I love living physically, intellectually and emotionally on the margins. It is always a delicate balance and I find my creativity emerges in the tension.  Since the menswear shows here in NY recently, I have been obsessed with the brand Public School and the creative directors and designers Maxwell Osborne and Dao-Yi Chow. There was diversity among the models and non-models as well as models appeared in their police line-up serving to communicate the simultaneous presence of sameness and difference. These presentation details had me provoked, but it was the ambivalence in the clothes that captivated me. There was exquisite and classic cut and tailoring in clothes that could also be characterized as street.  And these two directions weren’t competing. The collection hit my sweet spot of ‘good meets bad’ and ‘safe meets dangerous’ that creates excitement because the clothes are also wearable in every space I must travel in. As I am known to do when excited I read everything I can about my subject. In WWD when asked what inspired their collection, Osborn and Chow cited the notion of displacement or when “home doesn’t feel like home anymore”. The designers challenge us with the questions “What things do you hold onto to define your identity and what things do you let go of?”  This idea along with the navy pieces in their collection inspired my post this week.

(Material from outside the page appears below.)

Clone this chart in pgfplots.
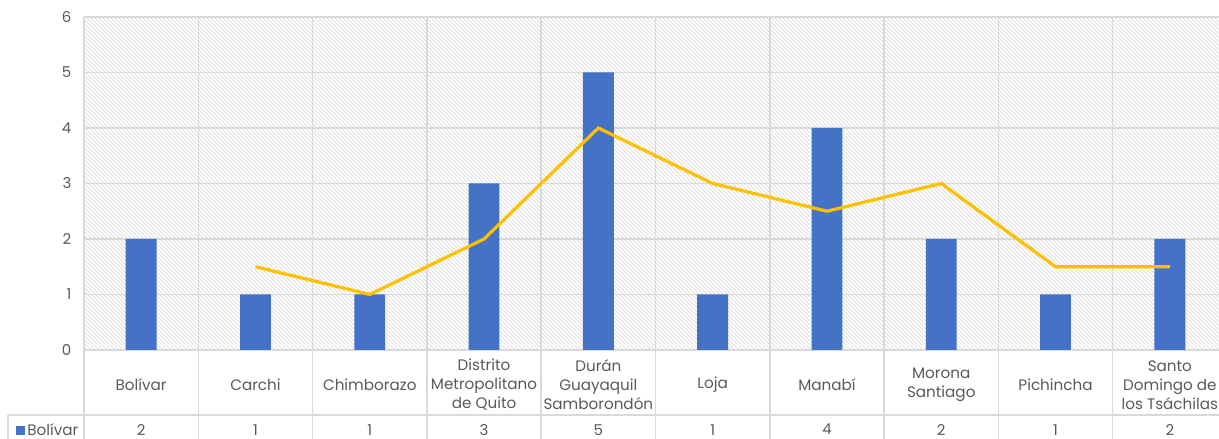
\documentclass[border=0pt]{standalone}
\usepackage{pgfplots}
\pgfplotsset{compat=1.18}
\usepackage{pgfplotstable}
\usepackage{fontspec}
\setmainfont{Poppins}
\usetikzlibrary{patterns}
\definecolor{gridgray}{HTML}{D9D9D9}
\definecolor{hatchgray}{HTML}{D4D4D4}
\definecolor{textgray}{HTML}{595959}
\definecolor{barblue}{HTML}{4472C4}
\definecolor{linegold}{HTML}{FFC000}
\pgfplotstableread{
x v
0 2
1 1
2 1
3 3
4 5
5 1
6 4
7 2
8 1
9 2
}\bars
\pgfplotstableread{
x m
1 1.5
2 1
3 2
4 4
5 3
6 2.5
7 3
8 1.5
9 1.5
}\avg
\begin{document}
\begin{tikzpicture}
\begin{axis}[
  scale only axis,
  width=857.25pt, height=249.75pt,
  xmin=-0.5, xmax=9.5, ymin=0, ymax=6,
  clip=false,
  axis line style={draw=none},
  axis background/.style={pattern=north west lines, pattern color=hatchgray},
  major tick length=0, minor tick length=0,
  ytick={0,1,...,6},
  ymajorgrids,
  xminorgrids,
  minor xtick={-0.5,0.5,...,9.5},
  grid style={gridgray, line width=1.1pt},
  minor grid style={gridgray, line width=1.1pt},
  xtick={0,...,9},
  xticklabels={Bolívar,Carchi,Chimborazo,{Distrito\\Metropolitano\\de Quito},{Durán\\Guayaquil\\Samborondón},Loja,Manabí,{Morona\\Santiago},Pichincha,{Santo\\Domingo de\\los Tsáchilas}},
  xticklabel style={align=center, anchor=center, yshift=-26.2pt, text=textgray, font=\fontsize{11.4}{14.2}\selectfont},
  yticklabel style={xshift=-6pt, text=textgray, font=\fontsize{11.2}{13}\selectfont},
  /pgf/number format/assume math mode=true,
]
\addplot[ybar, bar width=0.27, fill=barblue, draw=none] table[x=x, y=v] {\bars};
\addplot[linegold, line width=2.4pt, mark=none] table[x=x, y=m] {\avg};
% table grid
\pgfplotsinvokeforeach{-0.5,0.5,...,9.5}{
  \draw[gridgray, line width=1.1pt] (axis cs:#1,0) -- (axis cs:#1,-1.75);
}
\draw[gridgray, line width=1.1pt] (axis cs:-1.165,-1.171) -- (axis cs:9.5,-1.171);
\draw[gridgray, line width=1.1pt] (axis cs:-1.165,-1.171) -- (axis cs:-1.165,-1.75);
\addplot[draw=none, mark=none, nodes near coords, point meta=explicit symbolic,
  every node near coord/.append style={anchor=center, text=textgray, font=\fontsize{11.2}{13}\selectfont}]
  table[x=x, y expr=-1.435, meta=v] {\bars};
\node[anchor=west, inner sep=0pt, text=textgray, font=\fontsize{11.4}{13}\selectfont] at (axis cs:-1.097,-1.435)
  {\textcolor{barblue}{\rule{7pt}{7pt}}\hspace{1.5pt}Bolívar};
\coordinate (BL) at (axis cs:-1.235,-1.604);
\coordinate (TR) at (axis cs:9.430,6.306);
\end{axis}
\pgfresetboundingbox
\path[use as bounding box] (BL) rectangle (TR);
\end{tikzpicture}
\end{document}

When my daughter went off to college, Calvin and I moved to a loft in Williamsburg, at that time very much on the margins. Our loft was broken into and robbed the week after we moved in. We loved our loft anyway because it was a wonderful multi-leveled space that had once been the loading dock for an old burlap bag factory and included a sleeping loft. At the time we moved in we had unobstructed views of the Williamsburg Bridge and the Domino Sugar Factory was across the street. Mice aroused by all the construction around us invaded our, until then, peaceful space. By the time we left our view was obstructed by a high-rise condo building and Domino’s was closed and boarded up with a fence painted like the American flag.

Thinking about displacement, we returned recently and found even more changes than when we had been a few months before. Our lovely private courtyard that abutted a used police car lot is now a restaurant and the place we parked our jeep, a coffee shop.  A loft in our old building is for rent at triple the price it used to be. Our building has almost disappeared and looks forlorn amidst all the new construction.

While living in that space I wrote my dissertation, I received the unexpected news my father had died, I took creative writing classes, learned how to fabricate jewelry, read books written by post-modern philosophers I found in Spoonbill and Sugartown Booksellers and met many musicians and artists. I took those parts with me when I moved. I left behind any ambivalence about my desire.

What have you taken with you and what have you left behind when you leave?